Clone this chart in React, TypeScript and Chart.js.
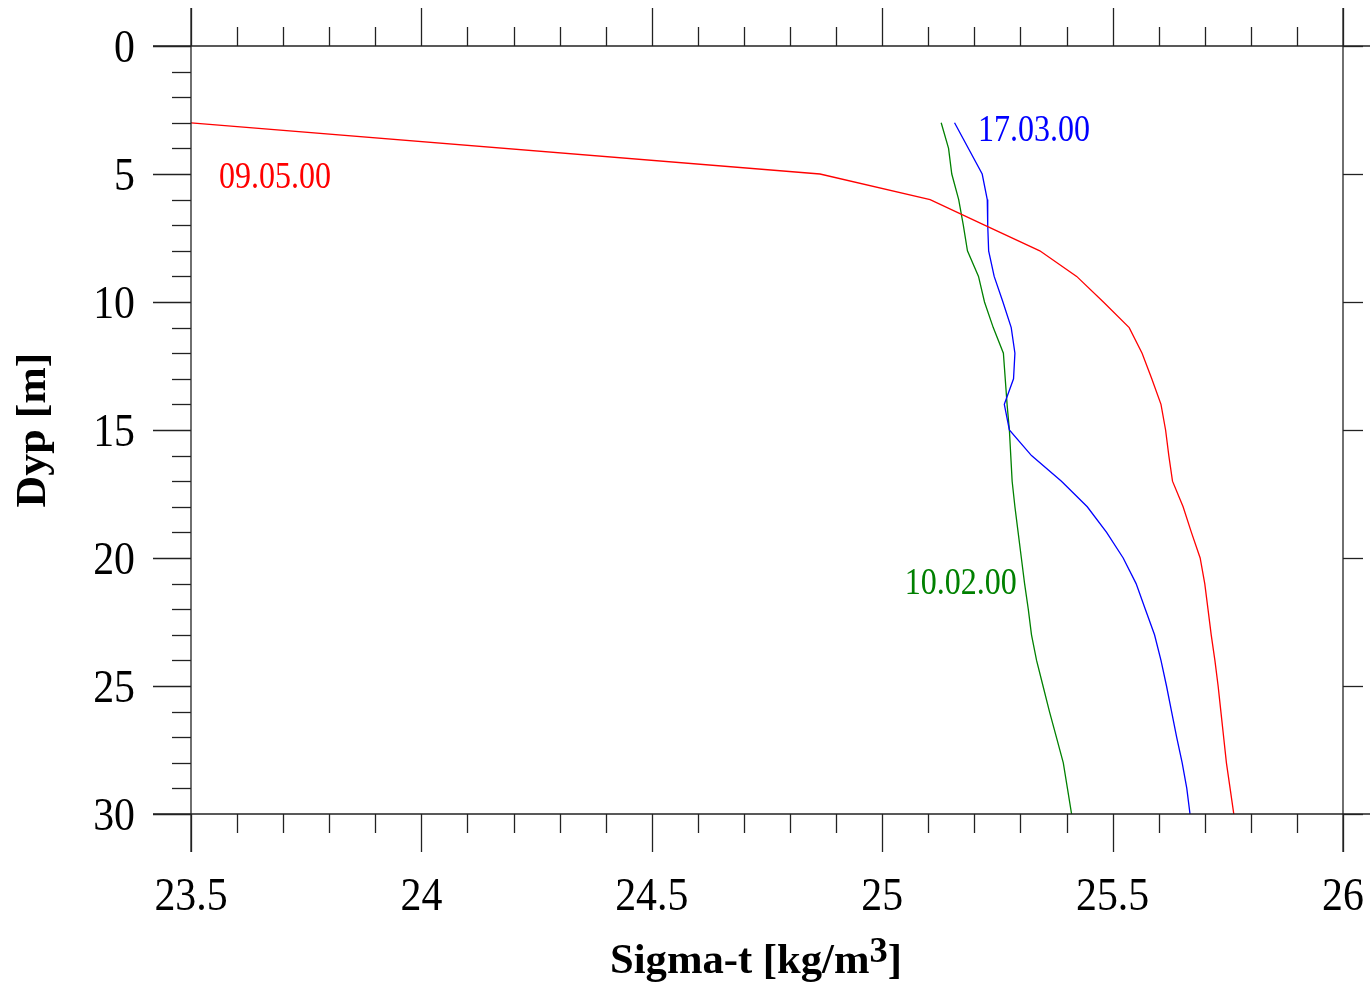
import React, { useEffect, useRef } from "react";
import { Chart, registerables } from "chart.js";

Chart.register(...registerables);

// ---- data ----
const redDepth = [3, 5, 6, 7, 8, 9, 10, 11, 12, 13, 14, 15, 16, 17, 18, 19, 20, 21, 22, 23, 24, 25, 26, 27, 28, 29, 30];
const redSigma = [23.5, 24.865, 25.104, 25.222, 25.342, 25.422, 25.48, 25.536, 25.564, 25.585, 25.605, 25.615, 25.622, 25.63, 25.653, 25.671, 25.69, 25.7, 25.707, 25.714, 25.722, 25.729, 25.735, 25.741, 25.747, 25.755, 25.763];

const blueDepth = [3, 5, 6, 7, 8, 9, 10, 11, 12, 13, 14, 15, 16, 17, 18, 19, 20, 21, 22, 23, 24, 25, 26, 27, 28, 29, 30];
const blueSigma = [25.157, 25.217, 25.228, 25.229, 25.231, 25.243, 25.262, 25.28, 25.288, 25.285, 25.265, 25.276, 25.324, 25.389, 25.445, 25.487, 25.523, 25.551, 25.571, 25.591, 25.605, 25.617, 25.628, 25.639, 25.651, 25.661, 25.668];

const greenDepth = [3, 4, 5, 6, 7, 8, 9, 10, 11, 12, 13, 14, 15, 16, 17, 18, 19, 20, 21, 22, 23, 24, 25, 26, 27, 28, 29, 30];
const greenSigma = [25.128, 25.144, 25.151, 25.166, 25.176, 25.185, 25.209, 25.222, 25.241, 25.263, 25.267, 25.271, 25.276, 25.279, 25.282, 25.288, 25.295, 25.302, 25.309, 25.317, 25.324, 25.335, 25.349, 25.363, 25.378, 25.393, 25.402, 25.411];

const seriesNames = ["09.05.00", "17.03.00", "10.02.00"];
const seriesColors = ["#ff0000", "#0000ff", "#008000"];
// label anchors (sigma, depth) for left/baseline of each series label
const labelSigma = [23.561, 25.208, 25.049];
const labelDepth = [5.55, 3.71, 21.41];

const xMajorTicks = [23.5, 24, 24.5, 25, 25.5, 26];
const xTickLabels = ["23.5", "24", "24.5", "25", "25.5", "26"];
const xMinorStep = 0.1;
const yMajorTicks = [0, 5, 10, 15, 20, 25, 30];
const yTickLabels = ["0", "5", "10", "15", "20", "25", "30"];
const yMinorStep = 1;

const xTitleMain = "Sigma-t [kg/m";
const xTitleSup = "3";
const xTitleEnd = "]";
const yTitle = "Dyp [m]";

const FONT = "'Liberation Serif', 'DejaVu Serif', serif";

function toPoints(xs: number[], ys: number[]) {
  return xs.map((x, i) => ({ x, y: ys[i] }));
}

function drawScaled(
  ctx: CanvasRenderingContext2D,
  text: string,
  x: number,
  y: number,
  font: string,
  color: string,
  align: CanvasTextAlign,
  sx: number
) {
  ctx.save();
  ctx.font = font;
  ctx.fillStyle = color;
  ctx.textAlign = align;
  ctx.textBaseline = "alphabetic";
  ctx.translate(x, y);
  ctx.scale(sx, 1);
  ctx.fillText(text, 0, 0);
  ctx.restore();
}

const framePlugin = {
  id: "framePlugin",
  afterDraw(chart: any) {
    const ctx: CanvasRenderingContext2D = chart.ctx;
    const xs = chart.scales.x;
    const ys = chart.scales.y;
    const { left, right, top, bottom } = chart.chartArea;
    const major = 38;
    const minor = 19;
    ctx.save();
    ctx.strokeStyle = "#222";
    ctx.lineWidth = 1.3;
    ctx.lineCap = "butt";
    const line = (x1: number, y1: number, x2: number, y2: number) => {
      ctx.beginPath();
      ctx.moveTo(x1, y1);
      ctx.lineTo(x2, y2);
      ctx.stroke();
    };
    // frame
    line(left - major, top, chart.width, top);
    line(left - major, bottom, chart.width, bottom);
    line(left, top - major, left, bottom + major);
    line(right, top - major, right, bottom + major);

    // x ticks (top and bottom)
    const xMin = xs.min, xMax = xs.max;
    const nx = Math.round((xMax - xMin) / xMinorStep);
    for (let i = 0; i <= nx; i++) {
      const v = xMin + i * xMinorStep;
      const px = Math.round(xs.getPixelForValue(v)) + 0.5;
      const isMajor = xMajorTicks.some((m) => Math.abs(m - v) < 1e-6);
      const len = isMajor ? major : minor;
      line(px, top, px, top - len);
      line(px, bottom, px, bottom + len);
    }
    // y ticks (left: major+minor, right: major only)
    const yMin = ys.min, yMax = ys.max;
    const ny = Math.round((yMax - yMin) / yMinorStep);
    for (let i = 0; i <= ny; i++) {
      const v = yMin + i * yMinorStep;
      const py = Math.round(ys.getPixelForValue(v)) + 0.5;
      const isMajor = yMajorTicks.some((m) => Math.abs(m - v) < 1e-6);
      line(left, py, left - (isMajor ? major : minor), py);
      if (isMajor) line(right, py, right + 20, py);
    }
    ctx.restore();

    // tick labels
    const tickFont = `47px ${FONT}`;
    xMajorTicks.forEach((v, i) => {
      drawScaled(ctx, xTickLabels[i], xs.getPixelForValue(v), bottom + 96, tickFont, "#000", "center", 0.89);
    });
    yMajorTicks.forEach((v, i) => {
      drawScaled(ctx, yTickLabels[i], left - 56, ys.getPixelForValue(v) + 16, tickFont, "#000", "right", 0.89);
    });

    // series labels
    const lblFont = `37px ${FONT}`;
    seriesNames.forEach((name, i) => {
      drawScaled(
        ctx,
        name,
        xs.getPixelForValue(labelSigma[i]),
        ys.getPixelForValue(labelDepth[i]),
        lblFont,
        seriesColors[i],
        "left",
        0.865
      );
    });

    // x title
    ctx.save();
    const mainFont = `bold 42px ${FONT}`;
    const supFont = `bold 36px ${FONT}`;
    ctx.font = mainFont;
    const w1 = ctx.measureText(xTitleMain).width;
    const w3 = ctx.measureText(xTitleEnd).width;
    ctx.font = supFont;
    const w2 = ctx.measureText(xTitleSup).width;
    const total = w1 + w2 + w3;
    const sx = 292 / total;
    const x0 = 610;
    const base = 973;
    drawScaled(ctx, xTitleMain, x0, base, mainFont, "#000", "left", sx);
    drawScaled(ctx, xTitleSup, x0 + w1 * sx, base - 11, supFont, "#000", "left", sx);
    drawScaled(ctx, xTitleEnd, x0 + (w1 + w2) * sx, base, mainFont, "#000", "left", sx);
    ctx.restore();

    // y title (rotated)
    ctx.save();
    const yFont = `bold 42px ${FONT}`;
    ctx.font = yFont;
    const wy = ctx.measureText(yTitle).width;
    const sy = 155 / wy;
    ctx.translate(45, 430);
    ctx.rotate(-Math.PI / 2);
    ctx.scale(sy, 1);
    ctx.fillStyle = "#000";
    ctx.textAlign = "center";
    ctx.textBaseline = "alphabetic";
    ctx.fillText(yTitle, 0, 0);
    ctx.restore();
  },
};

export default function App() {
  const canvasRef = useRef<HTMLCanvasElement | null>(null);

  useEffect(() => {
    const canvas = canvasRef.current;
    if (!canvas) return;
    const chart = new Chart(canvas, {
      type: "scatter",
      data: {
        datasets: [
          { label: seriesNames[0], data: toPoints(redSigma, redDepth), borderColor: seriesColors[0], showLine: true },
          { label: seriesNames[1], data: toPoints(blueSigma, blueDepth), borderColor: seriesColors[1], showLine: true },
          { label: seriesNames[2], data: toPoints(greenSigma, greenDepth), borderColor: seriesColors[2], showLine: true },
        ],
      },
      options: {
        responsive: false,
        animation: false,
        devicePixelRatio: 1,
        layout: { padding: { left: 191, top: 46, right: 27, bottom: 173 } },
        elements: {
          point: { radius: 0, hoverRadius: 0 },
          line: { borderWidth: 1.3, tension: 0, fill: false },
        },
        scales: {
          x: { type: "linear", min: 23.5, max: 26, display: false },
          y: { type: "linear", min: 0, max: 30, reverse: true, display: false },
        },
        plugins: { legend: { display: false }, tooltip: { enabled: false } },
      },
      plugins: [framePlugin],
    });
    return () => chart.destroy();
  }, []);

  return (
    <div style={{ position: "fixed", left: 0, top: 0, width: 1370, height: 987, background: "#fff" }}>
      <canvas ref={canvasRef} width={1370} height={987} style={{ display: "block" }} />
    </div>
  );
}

--

§ **GIVEN PROBLEM**
Write out again, exactly, the lines from the start of the listing up to the line containing "25.747, 25.755, 25.763];", with both ends and without pictures.

§ **WORKED ANSWER**
Clone this chart in React, TypeScript and Chart.js.
import React, { useEffect, useRef } from "react";
import { Chart, registerables } from "chart.js";

Chart.register(...registerables);

// ---- data ----
const redDepth = [3, 5, 6, 7, 8, 9, 10, 11, 12, 13, 14, 15, 16, 17, 18, 19, 20, 21, 22, 23, 24, 25, 26, 27, 28, 29, 30];
const redSigma = [23.5, 24.865, 25.104, 25.222, 25.342, 25.422, 25.48, 25.536, 25.564, 25.585, 25.605, 25.615, 25.622, 25.63, 25.653, 25.671, 25.69, 25.7, 25.707, 25.714, 25.722, 25.729, 25.735, 25.741, 25.747, 25.755, 25.763];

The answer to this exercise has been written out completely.